[Requirement]
The first line to copy is the one with "Write a LaTeX"; the last is the one with "line width=4pt, line". Copy each line in that range exactly, leaving out all others.

§ §

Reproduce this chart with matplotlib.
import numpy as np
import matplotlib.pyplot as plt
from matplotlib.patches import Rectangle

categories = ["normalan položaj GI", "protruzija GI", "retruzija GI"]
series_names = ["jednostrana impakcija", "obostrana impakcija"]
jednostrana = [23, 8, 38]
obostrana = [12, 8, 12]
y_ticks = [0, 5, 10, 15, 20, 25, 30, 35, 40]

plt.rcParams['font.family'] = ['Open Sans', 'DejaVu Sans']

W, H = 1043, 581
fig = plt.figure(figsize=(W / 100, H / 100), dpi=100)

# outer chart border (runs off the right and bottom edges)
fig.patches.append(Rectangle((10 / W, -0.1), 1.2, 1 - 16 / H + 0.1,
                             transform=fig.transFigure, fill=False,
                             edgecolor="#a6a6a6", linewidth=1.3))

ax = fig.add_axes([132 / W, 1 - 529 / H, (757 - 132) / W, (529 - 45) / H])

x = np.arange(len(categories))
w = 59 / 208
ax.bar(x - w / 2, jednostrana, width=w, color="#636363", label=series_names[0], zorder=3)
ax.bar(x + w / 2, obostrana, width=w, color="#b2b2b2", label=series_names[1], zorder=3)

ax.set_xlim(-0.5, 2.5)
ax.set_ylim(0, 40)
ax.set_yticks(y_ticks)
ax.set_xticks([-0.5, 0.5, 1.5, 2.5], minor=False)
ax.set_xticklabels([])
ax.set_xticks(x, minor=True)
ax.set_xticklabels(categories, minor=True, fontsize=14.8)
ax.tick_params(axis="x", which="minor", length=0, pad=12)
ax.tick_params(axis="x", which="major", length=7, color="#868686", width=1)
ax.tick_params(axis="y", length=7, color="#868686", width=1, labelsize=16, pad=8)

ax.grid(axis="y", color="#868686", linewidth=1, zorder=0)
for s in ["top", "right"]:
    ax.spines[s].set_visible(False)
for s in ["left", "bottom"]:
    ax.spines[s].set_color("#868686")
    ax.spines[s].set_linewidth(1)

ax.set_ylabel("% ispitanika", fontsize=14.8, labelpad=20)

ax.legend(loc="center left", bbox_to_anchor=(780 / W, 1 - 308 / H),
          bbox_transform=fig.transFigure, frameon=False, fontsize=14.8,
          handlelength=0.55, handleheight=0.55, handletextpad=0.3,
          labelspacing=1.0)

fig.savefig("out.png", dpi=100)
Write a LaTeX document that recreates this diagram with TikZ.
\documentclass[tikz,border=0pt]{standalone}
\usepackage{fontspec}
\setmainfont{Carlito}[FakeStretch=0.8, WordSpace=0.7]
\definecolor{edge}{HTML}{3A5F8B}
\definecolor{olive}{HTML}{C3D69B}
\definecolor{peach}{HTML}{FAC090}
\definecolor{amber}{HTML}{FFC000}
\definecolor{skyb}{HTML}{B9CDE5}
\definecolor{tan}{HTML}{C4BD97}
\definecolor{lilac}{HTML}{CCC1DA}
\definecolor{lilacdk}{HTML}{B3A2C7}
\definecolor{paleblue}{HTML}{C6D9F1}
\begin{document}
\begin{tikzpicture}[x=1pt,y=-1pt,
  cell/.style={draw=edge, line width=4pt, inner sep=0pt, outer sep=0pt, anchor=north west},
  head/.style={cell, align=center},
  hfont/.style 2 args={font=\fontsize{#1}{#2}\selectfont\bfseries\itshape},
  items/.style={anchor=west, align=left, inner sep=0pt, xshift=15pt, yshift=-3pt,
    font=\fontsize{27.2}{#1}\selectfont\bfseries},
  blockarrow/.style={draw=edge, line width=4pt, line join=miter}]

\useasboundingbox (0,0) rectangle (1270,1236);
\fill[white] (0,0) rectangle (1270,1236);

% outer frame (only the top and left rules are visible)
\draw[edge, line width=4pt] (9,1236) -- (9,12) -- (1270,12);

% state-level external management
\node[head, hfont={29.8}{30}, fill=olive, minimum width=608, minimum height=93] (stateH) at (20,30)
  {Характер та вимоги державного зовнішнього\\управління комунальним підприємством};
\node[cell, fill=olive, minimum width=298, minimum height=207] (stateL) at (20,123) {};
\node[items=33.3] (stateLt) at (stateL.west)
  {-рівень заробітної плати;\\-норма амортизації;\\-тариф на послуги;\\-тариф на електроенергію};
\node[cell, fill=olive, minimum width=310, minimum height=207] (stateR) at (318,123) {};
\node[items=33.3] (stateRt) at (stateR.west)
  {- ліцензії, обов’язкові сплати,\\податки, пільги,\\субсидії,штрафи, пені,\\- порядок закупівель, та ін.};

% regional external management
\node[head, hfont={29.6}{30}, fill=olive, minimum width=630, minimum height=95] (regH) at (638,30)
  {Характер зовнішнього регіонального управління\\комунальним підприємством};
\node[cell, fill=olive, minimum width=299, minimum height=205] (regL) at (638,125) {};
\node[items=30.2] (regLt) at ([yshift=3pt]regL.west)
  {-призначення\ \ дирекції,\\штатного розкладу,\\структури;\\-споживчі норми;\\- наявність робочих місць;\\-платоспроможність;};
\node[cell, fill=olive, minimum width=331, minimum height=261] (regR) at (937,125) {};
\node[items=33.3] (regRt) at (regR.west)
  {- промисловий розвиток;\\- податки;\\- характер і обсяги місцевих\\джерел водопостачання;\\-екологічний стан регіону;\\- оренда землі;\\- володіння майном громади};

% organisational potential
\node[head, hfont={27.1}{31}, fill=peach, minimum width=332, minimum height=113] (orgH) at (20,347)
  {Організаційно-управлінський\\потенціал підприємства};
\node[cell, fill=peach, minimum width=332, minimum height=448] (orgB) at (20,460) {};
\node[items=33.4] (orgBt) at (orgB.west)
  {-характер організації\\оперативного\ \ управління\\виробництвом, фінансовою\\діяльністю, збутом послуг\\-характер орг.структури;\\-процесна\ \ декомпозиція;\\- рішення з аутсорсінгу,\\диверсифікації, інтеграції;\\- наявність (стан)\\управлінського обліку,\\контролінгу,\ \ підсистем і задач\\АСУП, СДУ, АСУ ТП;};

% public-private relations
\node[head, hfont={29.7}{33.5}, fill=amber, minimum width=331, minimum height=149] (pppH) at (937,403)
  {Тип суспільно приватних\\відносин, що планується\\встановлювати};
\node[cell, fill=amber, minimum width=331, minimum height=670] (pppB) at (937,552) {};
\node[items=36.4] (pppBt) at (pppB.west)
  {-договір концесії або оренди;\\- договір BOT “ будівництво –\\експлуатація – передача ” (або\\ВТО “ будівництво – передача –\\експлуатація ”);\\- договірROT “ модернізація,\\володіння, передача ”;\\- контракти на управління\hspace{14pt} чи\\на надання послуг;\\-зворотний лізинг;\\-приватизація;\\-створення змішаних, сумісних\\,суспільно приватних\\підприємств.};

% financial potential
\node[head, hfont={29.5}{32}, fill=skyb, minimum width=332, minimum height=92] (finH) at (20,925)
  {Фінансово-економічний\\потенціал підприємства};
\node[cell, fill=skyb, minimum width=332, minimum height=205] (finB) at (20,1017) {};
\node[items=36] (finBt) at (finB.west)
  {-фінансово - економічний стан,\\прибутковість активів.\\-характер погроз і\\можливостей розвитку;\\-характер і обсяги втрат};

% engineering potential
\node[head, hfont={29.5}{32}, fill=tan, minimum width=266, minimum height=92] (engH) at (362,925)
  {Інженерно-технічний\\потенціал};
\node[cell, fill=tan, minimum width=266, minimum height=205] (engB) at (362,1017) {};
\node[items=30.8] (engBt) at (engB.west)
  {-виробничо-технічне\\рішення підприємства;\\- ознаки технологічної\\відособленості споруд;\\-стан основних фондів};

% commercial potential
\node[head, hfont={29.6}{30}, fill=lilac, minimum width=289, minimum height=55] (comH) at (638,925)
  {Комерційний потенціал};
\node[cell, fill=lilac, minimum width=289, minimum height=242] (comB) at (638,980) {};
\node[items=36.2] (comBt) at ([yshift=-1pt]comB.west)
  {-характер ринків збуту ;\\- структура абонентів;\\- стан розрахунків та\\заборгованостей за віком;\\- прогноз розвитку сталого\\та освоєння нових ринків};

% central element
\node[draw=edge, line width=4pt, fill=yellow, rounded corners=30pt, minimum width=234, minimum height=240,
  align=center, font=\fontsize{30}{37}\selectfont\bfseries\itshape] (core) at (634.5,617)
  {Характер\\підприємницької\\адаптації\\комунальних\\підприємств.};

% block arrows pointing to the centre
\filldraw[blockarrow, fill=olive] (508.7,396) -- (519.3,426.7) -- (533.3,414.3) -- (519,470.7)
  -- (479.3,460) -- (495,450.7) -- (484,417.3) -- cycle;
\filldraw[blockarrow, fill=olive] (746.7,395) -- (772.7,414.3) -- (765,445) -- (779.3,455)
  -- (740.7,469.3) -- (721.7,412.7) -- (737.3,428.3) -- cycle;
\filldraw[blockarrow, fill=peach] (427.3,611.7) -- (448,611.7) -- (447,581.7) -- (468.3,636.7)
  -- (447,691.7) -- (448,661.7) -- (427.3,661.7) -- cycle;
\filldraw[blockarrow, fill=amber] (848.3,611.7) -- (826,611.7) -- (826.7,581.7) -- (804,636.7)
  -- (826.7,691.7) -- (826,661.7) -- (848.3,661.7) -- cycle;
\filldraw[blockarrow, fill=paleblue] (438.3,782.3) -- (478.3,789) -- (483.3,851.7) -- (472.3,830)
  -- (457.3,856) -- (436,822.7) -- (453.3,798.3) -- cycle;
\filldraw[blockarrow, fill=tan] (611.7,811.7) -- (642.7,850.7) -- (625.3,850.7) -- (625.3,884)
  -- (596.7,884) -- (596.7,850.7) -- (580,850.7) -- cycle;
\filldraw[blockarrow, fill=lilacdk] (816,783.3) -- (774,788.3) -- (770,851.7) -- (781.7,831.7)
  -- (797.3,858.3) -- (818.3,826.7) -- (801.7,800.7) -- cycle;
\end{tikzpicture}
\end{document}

§ §

[Reply to the exercise]
Write a LaTeX document that recreates this diagram with TikZ.
\documentclass[tikz,border=0pt]{standalone}
\usepackage{fontspec}
\setmainfont{Carlito}[FakeStretch=0.8, WordSpace=0.7]
\definecolor{edge}{HTML}{3A5F8B}
\definecolor{olive}{HTML}{C3D69B}
\definecolor{peach}{HTML}{FAC090}
\definecolor{amber}{HTML}{FFC000}
\definecolor{skyb}{HTML}{B9CDE5}
\definecolor{tan}{HTML}{C4BD97}
\definecolor{lilac}{HTML}{CCC1DA}
\definecolor{lilacdk}{HTML}{B3A2C7}
\definecolor{paleblue}{HTML}{C6D9F1}
\begin{document}
\begin{tikzpicture}[x=1pt,y=-1pt,
  cell/.style={draw=edge, line width=4pt, inner sep=0pt, outer sep=0pt, anchor=north west},
  head/.style={cell, align=center},
  hfont/.style 2 args={font=\fontsize{#1}{#2}\selectfont\bfseries\itshape},
  items/.style={anchor=west, align=left, inner sep=0pt, xshift=15pt, yshift=-3pt,
    font=\fontsize{27.2}{#1}\selectfont\bfseries},
  blockarrow/.style={draw=edge, line width=4pt, line join=miter}]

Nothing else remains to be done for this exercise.